WORK TO COMPLETE :: From the first line of the listing below, retype each line up to and including the one with "lw=1.3, label='s1210064', zorder=3)"; pictures stay out.

#####

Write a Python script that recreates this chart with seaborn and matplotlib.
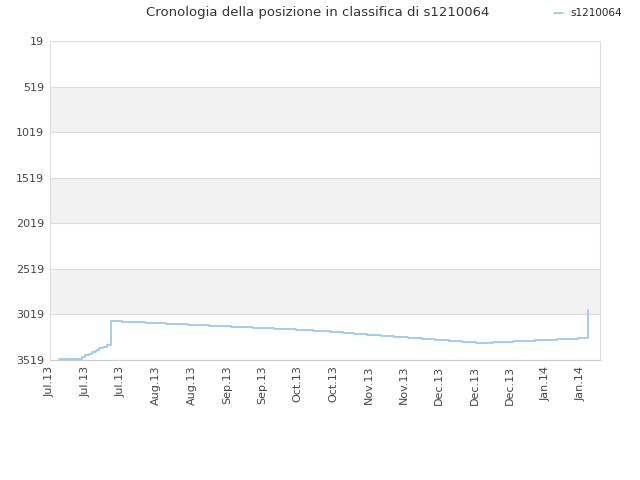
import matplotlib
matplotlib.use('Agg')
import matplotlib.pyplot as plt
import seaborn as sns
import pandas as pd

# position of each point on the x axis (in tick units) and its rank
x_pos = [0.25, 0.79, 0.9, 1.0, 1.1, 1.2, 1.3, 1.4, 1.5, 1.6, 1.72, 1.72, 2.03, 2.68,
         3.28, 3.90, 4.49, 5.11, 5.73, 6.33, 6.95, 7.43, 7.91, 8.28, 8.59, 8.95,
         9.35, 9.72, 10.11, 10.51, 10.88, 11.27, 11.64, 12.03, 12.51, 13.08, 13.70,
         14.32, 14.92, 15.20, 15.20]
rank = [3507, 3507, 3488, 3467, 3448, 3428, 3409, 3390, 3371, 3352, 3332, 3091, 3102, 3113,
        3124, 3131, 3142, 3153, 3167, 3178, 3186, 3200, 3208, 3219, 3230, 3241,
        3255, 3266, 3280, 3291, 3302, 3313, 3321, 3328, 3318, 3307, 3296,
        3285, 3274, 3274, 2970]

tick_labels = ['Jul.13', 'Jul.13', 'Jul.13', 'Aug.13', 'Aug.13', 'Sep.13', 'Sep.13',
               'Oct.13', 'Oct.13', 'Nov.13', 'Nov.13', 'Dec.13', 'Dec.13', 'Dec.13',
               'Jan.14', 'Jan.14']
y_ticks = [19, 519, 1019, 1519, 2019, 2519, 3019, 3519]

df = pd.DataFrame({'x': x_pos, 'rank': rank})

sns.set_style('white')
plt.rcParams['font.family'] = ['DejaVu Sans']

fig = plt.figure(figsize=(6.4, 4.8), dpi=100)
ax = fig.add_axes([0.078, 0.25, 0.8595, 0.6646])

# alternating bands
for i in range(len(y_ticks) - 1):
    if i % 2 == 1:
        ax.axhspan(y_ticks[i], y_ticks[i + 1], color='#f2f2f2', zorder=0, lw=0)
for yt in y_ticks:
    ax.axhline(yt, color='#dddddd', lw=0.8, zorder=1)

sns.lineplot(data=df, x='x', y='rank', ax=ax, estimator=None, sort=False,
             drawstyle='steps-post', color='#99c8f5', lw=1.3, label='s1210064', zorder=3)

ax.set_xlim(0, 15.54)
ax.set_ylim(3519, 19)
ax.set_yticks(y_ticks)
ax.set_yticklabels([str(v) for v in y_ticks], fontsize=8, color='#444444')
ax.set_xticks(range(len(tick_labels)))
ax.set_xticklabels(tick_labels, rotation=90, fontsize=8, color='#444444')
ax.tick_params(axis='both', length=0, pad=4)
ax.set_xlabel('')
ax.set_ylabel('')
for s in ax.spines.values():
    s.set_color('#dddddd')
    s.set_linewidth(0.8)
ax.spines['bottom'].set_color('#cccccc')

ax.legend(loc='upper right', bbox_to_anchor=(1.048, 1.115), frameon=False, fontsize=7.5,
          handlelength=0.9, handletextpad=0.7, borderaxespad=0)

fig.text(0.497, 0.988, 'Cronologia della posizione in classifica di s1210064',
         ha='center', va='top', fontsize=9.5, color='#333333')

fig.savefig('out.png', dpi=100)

#####

REPLY TO THE EXERCISE ::
Write a Python script that recreates this chart with seaborn and matplotlib.
import matplotlib
matplotlib.use('Agg')
import matplotlib.pyplot as plt
import seaborn as sns
import pandas as pd

# position of each point on the x axis (in tick units) and its rank
x_pos = [0.25, 0.79, 0.9, 1.0, 1.1, 1.2, 1.3, 1.4, 1.5, 1.6, 1.72, 1.72, 2.03, 2.68,
         3.28, 3.90, 4.49, 5.11, 5.73, 6.33, 6.95, 7.43, 7.91, 8.28, 8.59, 8.95,
         9.35, 9.72, 10.11, 10.51, 10.88, 11.27, 11.64, 12.03, 12.51, 13.08, 13.70,
         14.32, 14.92, 15.20, 15.20]
rank = [3507, 3507, 3488, 3467, 3448, 3428, 3409, 3390, 3371, 3352, 3332, 3091, 3102, 3113,
        3124, 3131, 3142, 3153, 3167, 3178, 3186, 3200, 3208, 3219, 3230, 3241,
        3255, 3266, 3280, 3291, 3302, 3313, 3321, 3328, 3318, 3307, 3296,
        3285, 3274, 3274, 2970]

tick_labels = ['Jul.13', 'Jul.13', 'Jul.13', 'Aug.13', 'Aug.13', 'Sep.13', 'Sep.13',
               'Oct.13', 'Oct.13', 'Nov.13', 'Nov.13', 'Dec.13', 'Dec.13', 'Dec.13',
               'Jan.14', 'Jan.14']
y_ticks = [19, 519, 1019, 1519, 2019, 2519, 3019, 3519]

df = pd.DataFrame({'x': x_pos, 'rank': rank})

sns.set_style('white')
plt.rcParams['font.family'] = ['DejaVu Sans']

fig = plt.figure(figsize=(6.4, 4.8), dpi=100)
ax = fig.add_axes([0.078, 0.25, 0.8595, 0.6646])

# alternating bands
for i in range(len(y_ticks) - 1):
    if i % 2 == 1:
        ax.axhspan(y_ticks[i], y_ticks[i + 1], color='#f2f2f2', zorder=0, lw=0)
for yt in y_ticks:
    ax.axhline(yt, color='#dddddd', lw=0.8, zorder=1)

sns.lineplot(data=df, x='x', y='rank', ax=ax, estimator=None, sort=False,
             drawstyle='steps-post', color='#99c8f5', lw=1.3, label='s1210064', zorder=3)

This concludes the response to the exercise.